Can matrix factorizations be nonsquare?

Question

I originally asked this question on math stackexchange, but got no attention. As such, I am asking here as well.

$\textbf{Background}$

On page 49 of a 1980 paper by Eisenbud, he defines matrix factorizations. Let $R$ be a (unital) commutative ring. Given $x\in R$, Eisenbud defines a matrix factorization for $x$ as a pair of $R$-linear maps $(\varphi:F\to G,\psi:G\to F)$ where $G$ and $F$ are free $R$-modules such that $\varphi\circ\psi=x\cdot id_G$ and $\psi\circ\varphi=x\cdot id_F$. Note that some authors require in their definition that $\text{rank}(F)=\text{rank}(G)$, but I am trying to work with Eisenbud's definition. In the case that $F$ and $G$ have finite rank, the definition can be stated equivalently with matrices instead of $R$-linear maps.

It's not hard to see that $F$ and $G$ must have the same rank if $x$ is a non-zero divisor of $R$ since $x$ being a non-zero divisor implies $\varphi$ and $\psi$ must be injective. Eisenbud shows in Corollary 5.4 of his paper that $\text{rank}(F)=\text{rank}(G)$ whenever $R$ is Noetherian and $(x)/(x^2)$ is free over $R/(x)$ (although I think he is missing an assumption here since this appears to be false when $x=0$).

$\textbf{Question}$

Eisenbud does not include any examples of matrix factorizations with free modules of different ranks in his paper, nor have I encountered them elsewhere. As such, I am looking for an example of a matrix factorization for a nonzero element of a ring using free modules of different ranks. By the earlier statements, the matrix factorization would need to be for a zero divisor, $x\in R$, such that either $R$ is not Noetherian, or $(x)/(x^2)$ is not free over $R/(x)$. If possible, I would prefer for $R$ to be Noetherian and for the matrix factorization to be between modules of finite rank, so that the maps can be expressed as matrices.

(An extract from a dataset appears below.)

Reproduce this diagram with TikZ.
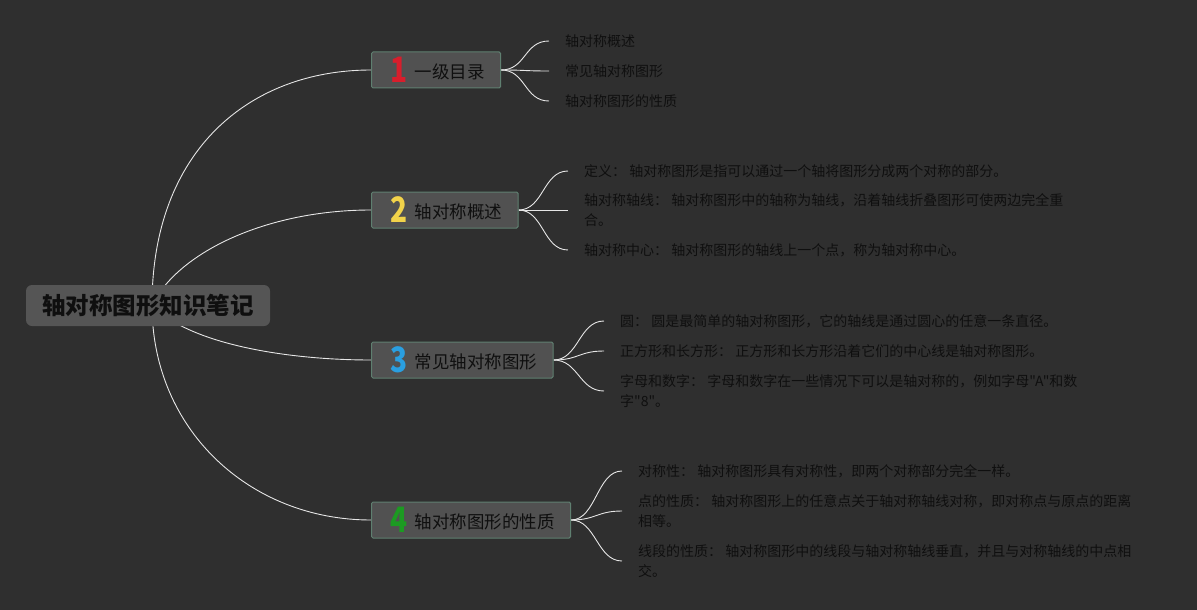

Written in terms of matrices, I am looking for a Noetherian ring, $R$, a nonzero element, $x\in R$, an $n\times m$ ($n\neq m$) matrix, $A$, and an $m\times n$ matrix, $B$, such that $$AB=x\cdot I_{n\times n}$$ $$BA=x\cdot I_{m\times m}$$

Answer 1

Note that the equality of traces yields $|m-n|x=0$, and in particular this is impossible for $|m-n|=1$.

Still it is possible for $(m,n)=(1,3)$. Let $R$ be the ring $\mathbf{F}_2[a_1,a_2,a_3,b_1,b_2,b_3]/J$, where the ideal $J$ is generated by all $a_ib_j$ for $i\neq j$ and $a_1b_1-a_2b_2$, $a_2b_2-a_3b_3$. Write $x=a_1b_1=a_2b_2=a_3b_3$ in $R$. Note that $x\neq 0$. Indeed, grading $R$ with all generators of degree 1, $J$ is graded and $J_2$ is linearly generated by the given family, which is linearly independent, and we readily see $a_1b_1\notin J_2$.

Let $A$ be the $3\times 1$ matrix $(a_1,a_2,a_3)^\dagger$ and $B$ the $1\times 3$ matrix $(b_1,b_2,b_3)$. Then $AB=xI_3$, and $BA=3xI_1=xI_1$.